Caleb Orecchio here with a wonky layout from a Gray Morrow page.
—————————————————————————————————
Mindy Newell serves an incredibly personal PSA to readers in 1986. Within the pages of this two-issue mini-series, aggressive ace reporter Lois Lane investigates the epidemic of missing children sweeping Metropolis and the nation. Nothing will stop her in her pursuit, but is Lois taking on too much by herself? Will she except the help from her friends and estranged sister? The story, though heavy-handed at times, is sincere and written by an author with a purpose.
I picked these issues up for the Gray Morrow art and Joe Orlando colors. I’m impressed by Morrow’s resistance, or the appearance of resistance, of relying on photo reference. As a result, there is little in the way of awkward, collage-y images that feel stiff and contrived; a common, yet not always unwelcome (by me), plague of Morrow’s comics. The pages herein are smoothly and professionally cartooned. More or less. Actually Morrow struggles as usual to make a format that even resembles a coherent structure. Below is an interesting example.
A variation on the “shattered-glass” approach to comic page formatting. This way of making comics almost always looks clunky. The word balloons are unorganized, the space allowed for figures and backgrounds seems cramped, and the eye has a hell of a time knowing where to look. If you are following the dialogue, the page is divided into two tiers. The middle horizontal gutter dividing the top half from the bottom. I have shown the sequence of panels in accordance to the word balloons below:
However, I think Morrow meant the page to read clockwise. Like this:
Follow the sequence of the images as I see it. In the third panel, Lois slaps a newspaper with her backhand. In panel 5 the paper is still on the editor’s desk. She appears to pick the paper up in panel 6. They way the dialogue determines the sequence, Lois would have smacked the paper, picked it up, and put the paper back down again. Visually, it doesn’t make much sense.

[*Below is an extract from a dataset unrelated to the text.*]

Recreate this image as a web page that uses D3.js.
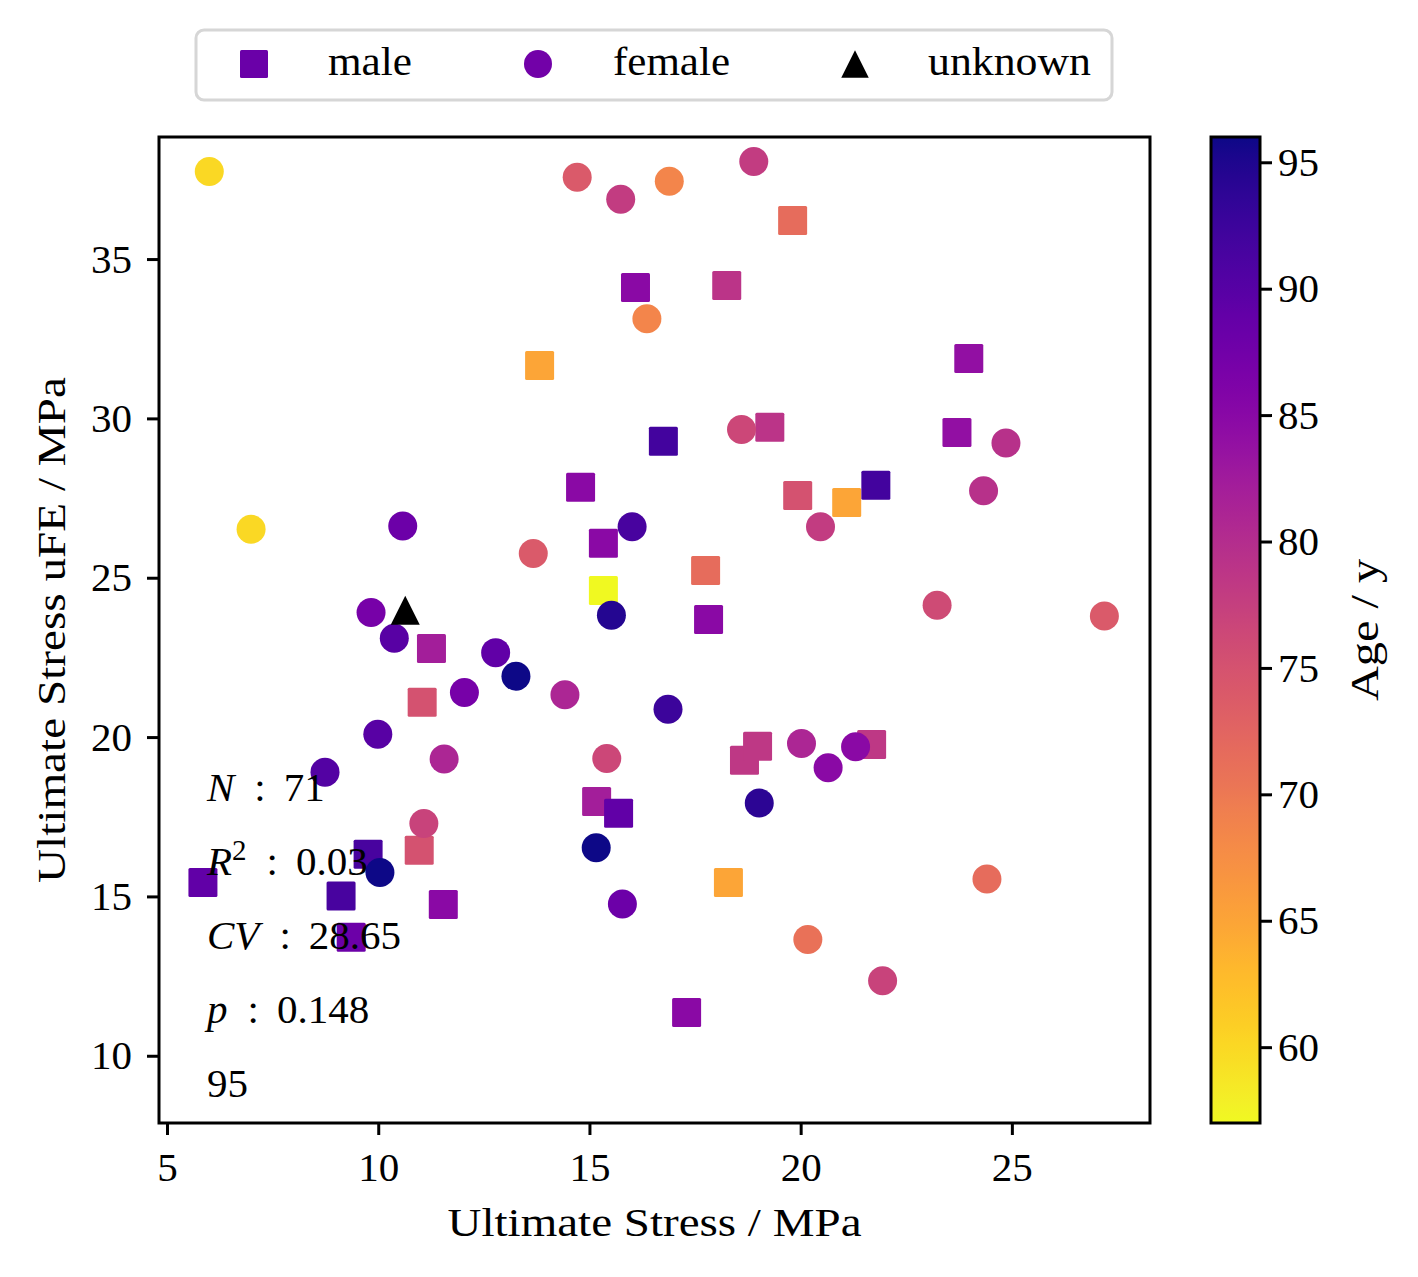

Still, the way I think Morrow intended the sequence to work makes for tricky reading due to the horizontal middle gutter because the reader would have to abandon the traditional rules of comic book reading. I think the editor, Robert Greenberger, made an executive decision and made the page read traditionally not only due to the middle gutter, but due to the fact that the clockwise reading presumably intended by Morrow ruins the flow of the spread by making the reader start in the top left of the spread, down to the bottom left corner and back up to the top left corner of the facing page. As oppose to the traditional pattern of top left to bottom right of the page, and top left to bottom right of the facing page.
These are things that jump out at me and urk me. This is a flawed page and makes for confusing comics. I feel that cartoonists make these kind of pages in service to some strange sense of making personal art. Cartoonists must learn from these formatting mistakes and not fall victim to such practices.
Keep it simple, stupid.
—————————————————————————————————
In the wise words of Perry White, “I’d have to agree. Bad taste. Poor lay-out.”